Now I remember why it's hard to maintain silence in the library
Books were my first love. Growing up, I cherished solitude because it gave me the freedom to read without interruption. However, when I became a mother, I discovered I had much less solitude. Uncannily, my daughter could sense whenever I transferred my attention from her to a book, and she didn't like that.
When she still took naps, she'd wake up as soon as I picked up something to read. When she was a toddler, playing happily in the next room, she'd quickly appear to demand my attention no matter how stealthily I turned the pages. To make matters worse, we moved to a small town where the county library was not much bigger than the average living room. My reading life went underground.
After my daughter grew up and left home, I thought of my old dream of studying literature. Finally in a position to pursue it, I enrolled at the local university.
When I received my library card in the mail, I made plans to visit the next day. I could picture myself walking out to the parking lot with books stacked to my chin. But late that evening, an old friend called and asked me to watch her 3-year-old the following day because the day care was closed. She'd done me many a favor, so I said, "Of course."
Rather than change my plans, I decided I would take Iliana to the library with me. I knew her presence would shorten the time I could spend there, but it would still be fun. Perhaps it would even be a formative experience for her. She would be impressed by those rows and rows of books and the solemn attentiveness of young faces pursuing knowledge and education. Perhaps she would grow up to be a bibliophile like me, or even a famous scholar who would mention me whenever she was interviewed.
My young friend enjoyed the trip up the stairs on my shoulders to the third floor of the library. It was even quieter than usual. There were signs all over the place: Please be quiet. Students are studying for finals.
We stopped at the water fountain at the top of the stairs. It was time to review the arcane customs of libraries. I divulged them in a solemn whisper: "No running, no frolicking, no water spitting. And above all, be very, very quiet. We only whisper in the library. Like thisss. Can you whisssper like thisss?"
Her eyes were round and delighted. "Yesss," she hissed back.
Feeling like a wise priestess, I took my young apprentice by the hand and led her back into the labyrinth of bookshelves. Books, books, books. All displayed according to Dewey's supremely rational and wise dictates.

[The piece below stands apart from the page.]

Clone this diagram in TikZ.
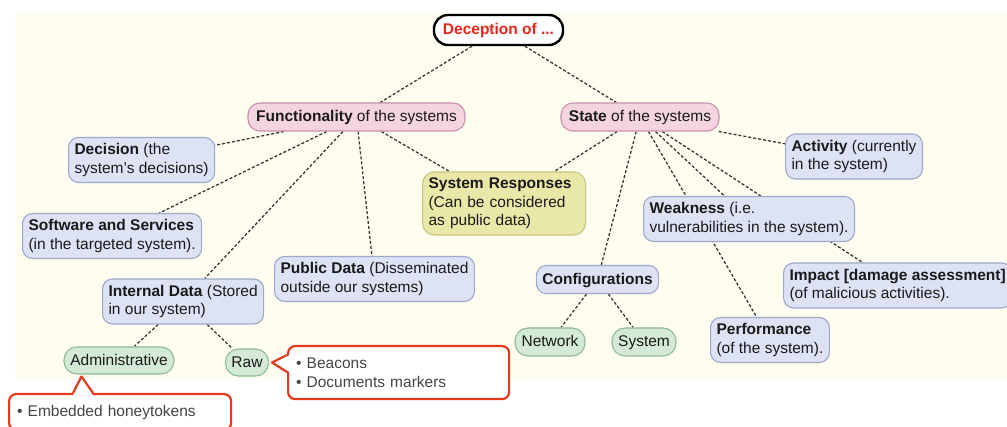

I stopped at a likely spot, dropped to one knee, and whispered in Iliana's ear, "You look at the books on this shelf for just a few minutes, and I'll look at the books on this shelf up here."
I straightened up and transferred my attention to the row of books in front of me.
Less than a minute had elapsed when I noticed something was wrong. The kid was gone.
"Iliana?" I whispered loudly. No response. I checked out a few aisles to my east, then backtracked and checked out a few aisles to my west. Afraid that she would get farther and farther away if I searched consistently in the wrong direction, I kept up my zigzag dashing back and forth, calling her name in a soft voice, until I hit one end of the library without seeing her.
Just then I heard her. "Martha! Where are you?" she yelled from the opposite end, far away. Heads swiveled curiously.
"I'm coming," I called faintly.
She didn't hear me. "Where are you? Martha! Martha! Come here!" She didn't sound at all frightened, just stridently annoyed that I wasn't still standing at her side where I was supposed to be.
Iliana wasn't difficult to find. When she saw the expression on my face, she could tell I needed to lighten up, so she burst into loud laughter and scampered around the corner. A young man heaved an exasperated sigh. After a brief but merry chase, I caught her and hoisted her back up to my shoulders.
It all came back to me then. I guess I'd glossed over some of the less-than-perfect aspects of motherhood. Taking my daughter to the library when she was little had never given me time to browse for myself. I had to devote myself to her entertainment, or she would fasten herself to my knee and ask me every two minutes if I was ready to go.
Motherhood had seemed so consuming, I was sure I'd never forget any of it. But in retrospect, mothering seems like a tough exam I had to cram for. A lot of the details simply evaporated after I graduated. My daughter is my diploma, of course - a laurel I rest on with pride. But I have a lot of reading to catch up on.